Part of my childhood I had spent in Balasore, Orissa. In early 1960s, Balasore used to be a small town. We were staying in a big house. Local people called the house “rajbari”, a palace by implication. Some palace it was. We occupied the first floor. Floor had three rooms with wall to wall French windows. There was a large living room which was most likely designed to entertain guests. From the living room one could have a grand view of the play ground and distant highway. There was a terrace that was encircling the standalone palace. One could sit or walk on the terrace and enjoy the transition of afternoon into evening.
Our relatives from Kolkata, those days Calcutta, were not very excited coming to Balasore. My cousins thought it was boondocks. My uncles were concerned about cost of travel. In those days we were not well off. Family travel used to be considered a luxury. So one day, when I heard that my grand mother and my uncle, elder brother of my father, will be visiting us, I was really excited. In addition, my grand mother was also bringing her “guru dev”, I shall refer to him as dadu, from now on. My grand mother and my mother had been initiated in japa yoga by dadu. Dadu was coming to initiate my education, by offering a prayer to mother Saraswati, the goddess of learning. In our mother tongue, it is called “hate khari”, literal translation meaning introduction to pen. Since, not many people visited us, I was counting days before their arrival. My mother was also excited. She left no stone unturned to keep the household tidy and tiptop.

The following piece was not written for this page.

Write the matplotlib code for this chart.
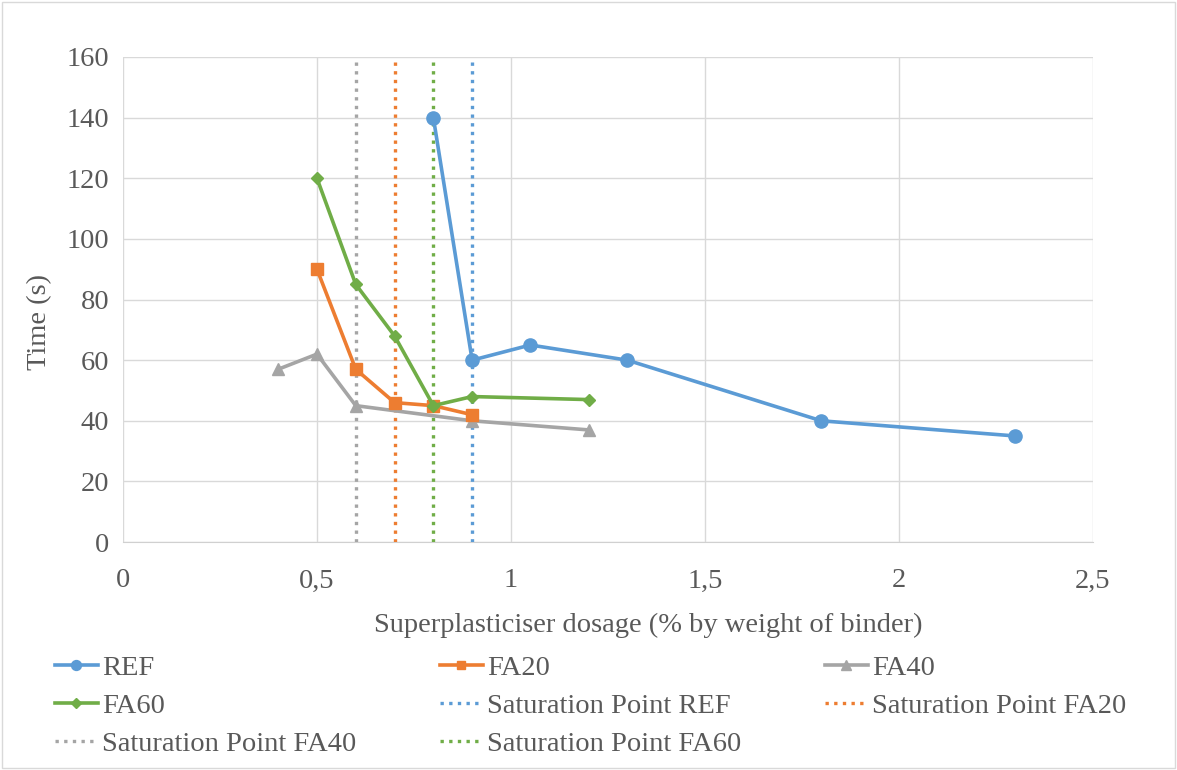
import matplotlib
matplotlib.use("Agg")
import matplotlib.pyplot as plt
from matplotlib.ticker import FuncFormatter, MultipleLocator

plt.rcParams['font.family'] = ['Liberation Serif', 'DejaVu Serif']

ref_x = [0.8, 0.9, 1.05, 1.3, 1.8, 2.3]
ref_y = [140, 60, 65, 60, 40, 35]
fa20_x = [0.5, 0.6, 0.7, 0.8, 0.9]
fa20_y = [90, 57, 46, 45, 42]
fa40_x = [0.4, 0.5, 0.6, 0.9, 1.2]
fa40_y = [57, 62, 45, 40, 37]
fa60_x = [0.5, 0.6, 0.7, 0.8, 0.9, 1.2]
fa60_y = [120, 85, 68, 45, 48, 47]
sat_names = ["Saturation Point REF", "Saturation Point FA20", "Saturation Point FA40", "Saturation Point FA60"]
sat_x = [0.9, 0.7, 0.6, 0.8]

blue, orange, gray, green = "#5B9BD5", "#ED7D31", "#A5A5A5", "#70AD47"
txt = "#595959"

fig = plt.figure(figsize=(11.77, 7.70), dpi=100)
ax = fig.add_axes([0.1045, 0.296, 0.824, 0.630])

h_ref, = ax.plot(ref_x, ref_y, color=blue, lw=2.6, marker='o', ms=9.5, label="REF", zorder=5)
h_fa20, = ax.plot(fa20_x, fa20_y, color=orange, lw=2.6, marker='s', ms=8.5, label="FA20", zorder=5)
h_fa40, = ax.plot(fa40_x, fa40_y, color=gray, lw=2.6, marker='^', ms=9, label="FA40", zorder=4)
h_fa60, = ax.plot(fa60_x, fa60_y, color=green, lw=2.6, marker='D', ms=6.5, label="FA60", zorder=6)

sat_colors = [blue, orange, gray, green]
sat_handles = []
for name, xv, c in zip(sat_names, sat_x, sat_colors):
    h, = ax.plot([xv, xv], [0, 160], color=c, lw=2.4, linestyle=(0, (1, 1.6)), label=name, zorder=3)
    sat_handles.append(h)

ax.set_xlim(0, 2.5)
ax.set_ylim(0, 160)
ax.xaxis.set_major_locator(MultipleLocator(0.5))
ax.yaxis.set_major_locator(MultipleLocator(20))
ax.xaxis.set_major_formatter(FuncFormatter(lambda v, p: ("%g" % v).replace('.', ',')))
ax.grid(True, color="#D9D9D9", lw=1.0, zorder=0)
ax.set_axisbelow(True)
for s in ['top', 'right', 'left']:
    ax.spines[s].set_visible(False)
ax.spines['bottom'].set_color("#D0D0D0")
ax.tick_params(axis='both', length=0, labelsize=20.5, colors=txt)
ax.tick_params(axis='x', pad=19)
ax.tick_params(axis='y', pad=10)
ax.set_xlabel("Superplasticiser dosage (% by weight of binder)", fontsize=20.5, color=txt, labelpad=14)
ax.xaxis.label.set_x((648 - 123) / 970)
ax.set_ylabel("Time (s)", fontsize=20.5, color=txt, labelpad=10)
ax.yaxis.label.set_y((542 - 322) / 485)

# legend laid out in rows of three, like the reference
cols = [
    ([h_ref, h_fa60, sat_handles[2]], 55),
    ([h_fa20, sat_handles[0], sat_handles[3]], 440),
    ([h_fa40, sat_handles[1]], 825),
]
W, H = 1177, 770
for hs, xpx in cols:
    leg = fig.legend(handles=hs, labels=[h.get_label() for h in hs], loc='upper left',
                     bbox_to_anchor=(xpx / W, 1 - 655 / H), frameon=False, fontsize=20.5,
                     handlelength=1.5, handletextpad=0.14, labelspacing=0.43,
                     borderpad=0, borderaxespad=0, markerscale=0.75)
    for t in leg.get_texts():
        t.set_color(txt)

fig.patches.append(plt.Rectangle((0.002, 0.002), 0.996, 0.996, transform=fig.transFigure,
                                 fill=False, edgecolor="#D9D9D9", lw=1))
fig.savefig("out.png", dpi=100, facecolor="white")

Puri passenger from Kolkata, used to arrive in the evening. By the time they arrived at rajbari, our home, I was fast asleep. I was hardly four that time. Also, rajbari had no electricity. So sleep used to be very inducing. Anyway next morning when I woke up, our home had taken a festive atmosphere. Spacious living room was transformed into a seat for dadu.
I was introduced into the room, after I had taken bath and worn new clothes. There were several people seated at the feet of dadu. There were relatives and neighbors. Everyone was meditating. Room had a divine atmosphere. Aroma of freshly cut flowere was mixing with scent of incense stick. Camphor was burning at the feet of deity.
That day, me and several other kids from neighborhood, were introduced to education under blessing of dadu. My uncle wrote a letter in my native language on a slate. I was asked to repeat it several times by running chalk over the alphabet. The morning ended for me with a sumptuous breakfast and blessing of dadu. It was long time ago, but the atmosphere and aroma still lingers.